Andy and Erin conduct interviews with the film crew, and each admit interest in dating. However, Andy thinks that the "ball is in Erin's court" since he already did his part with his last spectacular display involving a band drumline, while Erin assumes that Andy will continue to take the active role in their courtship. Andy tries hinting to Erin to ask him out by inquiring about her weekend plans, but Erin assumes he is leading up to ask her out and eagerly tells him she has nothing planned. Andy exits with exasperation.

Michael arrives unannounced at David Wallace's home, and finds that he has not shaved nor done anything productive recently, instead aimlessly spending time at his home. David's son plays the drums in the living room, while David's wife provides hints that David should begin looking for work. Michael and David go in the hot tub, where Michael asks him how he should handle the changes at Sabre. David has no advice and instead asks Michael to join him on his proposed business venture "Suck It", a vacuum that collects children's toys. Michael, shocked at David's nonchalant and aimless demeanor, leaves and expresses concerns for David's well-being to the camera crew.

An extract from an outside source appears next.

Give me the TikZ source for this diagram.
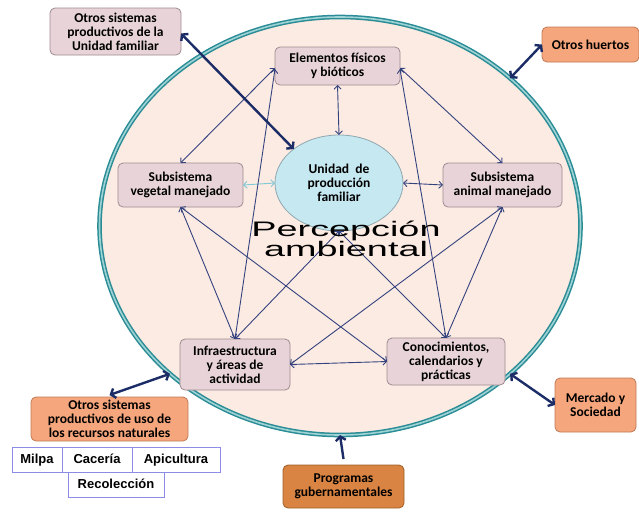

Michael, realizing that there is no point in opposing Sabre, returns to the office and proclaims his allegiance to Sabre and its new policies. He proposes a toast with orange juice in the metallic Sabre bottles to the new management, which after drinking claims it's like drinking a battery. The episode closes with a vignette of David Wallace and his son playing a jingle for the "Suck It" toy vacuum.

==Reception==
This episode was watched by 7.36 million viewers, with a 3.8 rating and a 10 share in the 18–49 demographic rising 3% from the last original episode helping it come in second in its timeslot and the most viewed episode of Comedy Night Done Right. The episode got mostly positive reviews from critics. Dan Phillips of IGN gave the episode an 8.5, saying it was "Great" and that "The episode isn't the funniest of the season, but it is fun to see the show gear up for its next extended story arc. Whether or not the writers are really implying that we're all a little like Michael, it's clear they're once again casting him as the goofy hero, one who will help resist these new stuffy bosses in his uniquely funny ways. And at the very least, there's great potential in having Bates and Steve Carell square off for a run of episodes." Nathan Rabin of The A.V. Club gave it a A− saying that "Wrestling with terrifying new financial realities has helped keep the show relevant and lively well into its sixth season. I'm excited about this current arc and look forward to more appearances from Kathy Bates, who did an awful lot with very little screen time as the faux-folksy, semi-terrifying head of Sabre."